I shouldn’t be surprised; this is, as previously noted, Brooks’s M.O. But those of us who take moral formation seriously (like me, like you) need and deserve better than this from our loudest, most influential thinkers.
I’d guess that Elon Musk, Donald Trump, and Mark Zuckerberg—people with unprecedented power over societal interaction—aren’t reading this essay in droves. We are: we who are already scrambling to shore up the emotional, mental, and moral health of our miserable kids and neighbors. Teachers who supplement academics with lessons on collaboration and respect. Childcare workers who guide four-year-olds in sharing and self-control. Therapists who help trans teenagers treat themselves and others with dignity when very few others do. Parents explaining to our sons why grabbing women by the pussy might make you powerful but doesn’t make you right.
* * *
Several years ago my book club read a guide to using technology well in families. It was written by a man who, bless his heart, suggested that instead of parking toddlers in front of Sesame Street or whatever for thirty minutes while you make dinner and breathe, you should LET THE TODDLERS FINGER-PAINT. Unattended in the other room. While you cook things, with your hands, which means those hands are far from the toddlers, who are, let's recall, FINGER-PAINTING.
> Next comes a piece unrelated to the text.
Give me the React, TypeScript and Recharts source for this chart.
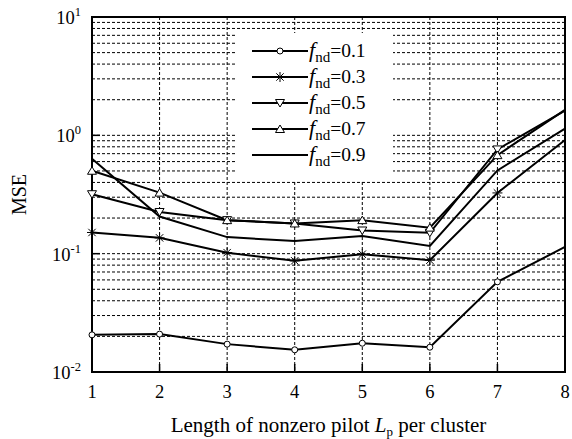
import React from 'react';
import { LineChart, Line, XAxis, YAxis, CartesianGrid, ReferenceLine, ReferenceArea, Legend, Label } from 'recharts';

// pilot length L_p on the x axis
const lengths = [1, 2, 3, 4, 5, 6, 7, 8];

// MSE per f_nd
const mse01 = [0.0206, 0.0209, 0.0172, 0.0154, 0.0175, 0.0162, 0.0578, 0.114];
const mse03 = [0.151, 0.136, 0.102, 0.087, 0.099, 0.088, 0.326, 0.913];
const mse05 = [0.318, 0.225, 0.192, 0.18, 0.157, 0.15, 0.76, 1.62];
const mse07 = [0.502, 0.328, 0.192, 0.18, 0.192, 0.166, 0.68, 1.64];
const mse09 = [0.634, 0.206, 0.138, 0.128, 0.141, 0.116, 0.505, 1.14];

const yTicks = [0.01, 0.1, 1, 10];
const yGrid = [
  0.02, 0.03, 0.04, 0.05, 0.06, 0.07, 0.08, 0.09, 0.1,
  0.2, 0.3, 0.4, 0.5, 0.6, 0.7, 0.8, 0.9, 1,
  2, 3, 4, 5, 6, 7, 8, 9,
];

const series = [
  { key: 'f01', label: '0.1', values: mse01, shape: 'circle' },
  { key: 'f03', label: '0.3', values: mse03, shape: 'star' },
  { key: 'f05', label: '0.5', values: mse05, shape: 'down' },
  { key: 'f07', label: '0.7', values: mse07, shape: 'up' },
  { key: 'f09', label: '0.9', values: mse09, shape: 'none' },
];

const data = lengths.map((L, i) => {
  const row: any = { L };
  series.forEach((s) => (row[s.key] = s.values[i]));
  return row;
});

const FONT = 'Liberation Serif';
const W = 572;
const H = 439;
const MARGIN = { top: 17, right: 7, bottom: 0, left: 0 };

const Marker = ({ shape, cx, cy }: { shape: string; cx: number; cy: number }) => {
  if (shape === 'circle') {
    return <circle cx={cx} cy={cy} r={3} fill="#fff" stroke="#000" strokeWidth={1} />;
  }
  if (shape === 'star') {
    return (
      <g stroke="#000" strokeWidth={1}>
        <line x1={cx - 5} y1={cy} x2={cx + 5} y2={cy} />
        <line x1={cx} y1={cy - 5} x2={cx} y2={cy + 5} />
        <line x1={cx - 3.7} y1={cy - 3.7} x2={cx + 3.7} y2={cy + 3.7} />
        <line x1={cx - 3.7} y1={cy + 3.7} x2={cx + 3.7} y2={cy - 3.7} />
      </g>
    );
  }
  if (shape === 'down') {
    return (
      <polygon
        points={`${cx - 4.5},${cy - 3.5} ${cx + 4.5},${cy - 3.5} ${cx},${cy + 4}`}
        fill="#fff"
        stroke="#000"
        strokeWidth={1}
      />
    );
  }
  if (shape === 'up') {
    return (
      <polygon
        points={`${cx - 4.5},${cy + 3.5} ${cx + 4.5},${cy + 3.5} ${cx},${cy - 4}`}
        fill="#fff"
        stroke="#000"
        strokeWidth={1}
      />
    );
  }
  return null;
};

const makeDot = (shape: string) => (props: any) => {
  const { cx, cy, index } = props;
  // no markers at the right edge
  if (shape === 'none' || index === lengths.length - 1) return <g key={`d-${shape}-${index}`} />;
  return (
    <g key={`d-${shape}-${index}`}>
      <Marker shape={shape} cx={cx} cy={cy} />
    </g>
  );
};

// ticks point inwards, so they are drawn with the labels
const BottomTick = ({ x, y, payload }: any) => (
  <g>
    <rect x={x - 0.75} y={y - 8} width={1.5} height={8} fill="#000" />
    <text x={x} y={y + 26} textAnchor="middle" style={{ fontFamily: FONT }} fontSize={18.5} fill="#000">
      {payload.value}
    </text>
  </g>
);

const LeftTick = ({ x, y, payload }: any) => {
  const exp = Math.round(Math.log10(payload.value));
  return (
    <g>
      <rect x={x} y={y - 0.75} width={8} height={1.5} fill="#000" />
      <text x={x - 11} y={y + 7} textAnchor="end" style={{ fontFamily: FONT }} fontSize={18.5} fill="#000">
        <tspan>10</tspan>
        <tspan dy={-8} fontSize={12.5}>{exp}</tspan>
      </text>
    </g>
  );
};

const XTitle = ({ viewBox }: any) => {
  const cx = viewBox.x + viewBox.width / 2;
  return (
    <text x={cx} y={viewBox.y + 60} textAnchor="middle" style={{ fontFamily: FONT }} fontSize={21} fill="#000">
      <tspan>Length of nonzero pilot </tspan>
      <tspan fontStyle="italic">L</tspan>
      <tspan dy={4} fontSize={13}>p</tspan>
      <tspan dy={-4}> per cluster</tspan>
    </text>
  );
};

const YTitle = ({ viewBox }: any) => {
  const x = viewBox.x + 26;
  const y = viewBox.y + viewBox.height / 2;
  return (
    <text x={x} y={y} transform={`rotate(-90 ${x} ${y})`} textAnchor="middle" style={{ fontFamily: FONT }} fontSize={20} fill="#000">
      MSE
    </text>
  );
};

const LegendBox = () => (
  <svg width={156} height={147} style={{ display: 'block' }}>
    {series.map((s, i) => {
      const y = 18 + i * 26;
      return (
        <g key={s.key}>
          <line x1={15} y1={y} x2={71} y2={y} stroke="#000" strokeWidth={2} />
          <Marker shape={s.shape} cx={43} cy={y} />
          <text x={72} y={y + 6} style={{ fontFamily: FONT }} fontSize={19.5} fill="#000">
            <tspan fontStyle="italic" fontSize={22}>f</tspan>
            <tspan dy={5} fontSize={15}>nd</tspan>
            <tspan dy={-5}>={s.label}</tspan>
          </text>
        </g>
      );
    })}
  </svg>
);

export default function App() {
  return (
    <div style={{ position: 'absolute', left: 0, top: 0, width: W, height: H, background: '#fff' }}>
      <LineChart width={W} height={H} data={data} margin={MARGIN}>
        <CartesianGrid horizontal={false} vertical stroke="#000" strokeWidth={1} strokeDasharray="3 2" />
        <XAxis
          dataKey="L"
          type="number"
          domain={[1, 8]}
          ticks={lengths}
          interval={0}
          height={67}
          tickSize={0}
          tickMargin={0}
          tickLine={false}
          axisLine={{ stroke: '#000', strokeWidth: 2 }}
          tick={BottomTick}
        >
          <Label content={XTitle} />
        </XAxis>
        <YAxis
          type="number"
          scale="log"
          domain={[0.01, 10]}
          allowDataOverflow
          ticks={yTicks}
          interval={0}
          width={92}
          tickSize={0}
          tickMargin={0}
          tickLine={false}
          axisLine={{ stroke: '#000', strokeWidth: 2 }}
          tick={LeftTick}
        >
          <Label content={YTitle} />
        </YAxis>
        {yGrid.map((v) => (
          <ReferenceLine key={`gy-${v}`} y={v} stroke="#000" strokeWidth={1} strokeDasharray="3 2" />
        ))}
        {/* box frame round the plot */}
        <ReferenceArea x1={1} x2={8} y1={0.01} y2={10} fill="none" fillOpacity={0} stroke="#000" strokeWidth={2} />
        {series.map((s) => (
          <Line
            key={s.key}
            dataKey={s.key}
            name={s.label}
            type="linear"
            stroke="#000"
            strokeWidth={2}
            dot={makeDot(s.shape)}
            activeDot={false}
            isAnimationActive={false}
          />
        ))}
        <Legend
          layout="vertical"
          align="center"
          verticalAlign="middle"
          content={LegendBox}
          wrapperStyle={{ left: 237, top: 33, width: 156, height: 147, background: '#fff' }}
        />
      </LineChart>
    </div>
  );
}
On the night we discussed the book, each of us—parents one and all—barreled through the door and bellowed “HE LOST ME AT THE FINGER-PAINTING.”
Listen. We muscled through that book because we sincerely wanted thoughtful guidance. I assume Brooks’s piece is getting attention for the same reason. Everyone I know is constantly seeking new insights for both being and raising people who prioritize robust goodness and kindness and generosity.
You know, morality.
A lot of us are extremely susceptible to any social commentary whose conclusion is “we’re all being bad and should try harder to be good.” In my case, it scratches the itches of both of my fundamentalisms: the conservative evangelical (we’re bad) and the progressive liberal (we should try harder). It feels right because it hurts, feels like “tough love,” whatever the hell that is. It reminds me of my depravity, suggests—as though it’s something I may not have considered before!!!—that if I just cared more and parented better, everything would be fine.
This is exhausting. We need help: not in the form of “social-skills classes” or Ted Lasso platitudes, and definitely not in fairy tales about how moral America was in the 30s. We need powerful people to be good and do good and publicly reward goodness.
So! As the new school year starts, and all of us teachers and parents and counselors and youth leaders gear up for another round of Moral Formation in Donald Trump’s America, let’s—you and I—not entertain David Brooks’s finger-painting recommendations. Let’s assume that the people he’s lecturing about large-scale cultural morality are the ones…with power to enforce large-scale cultural morality.
And then let’s hold him, and them, accountable to do just that.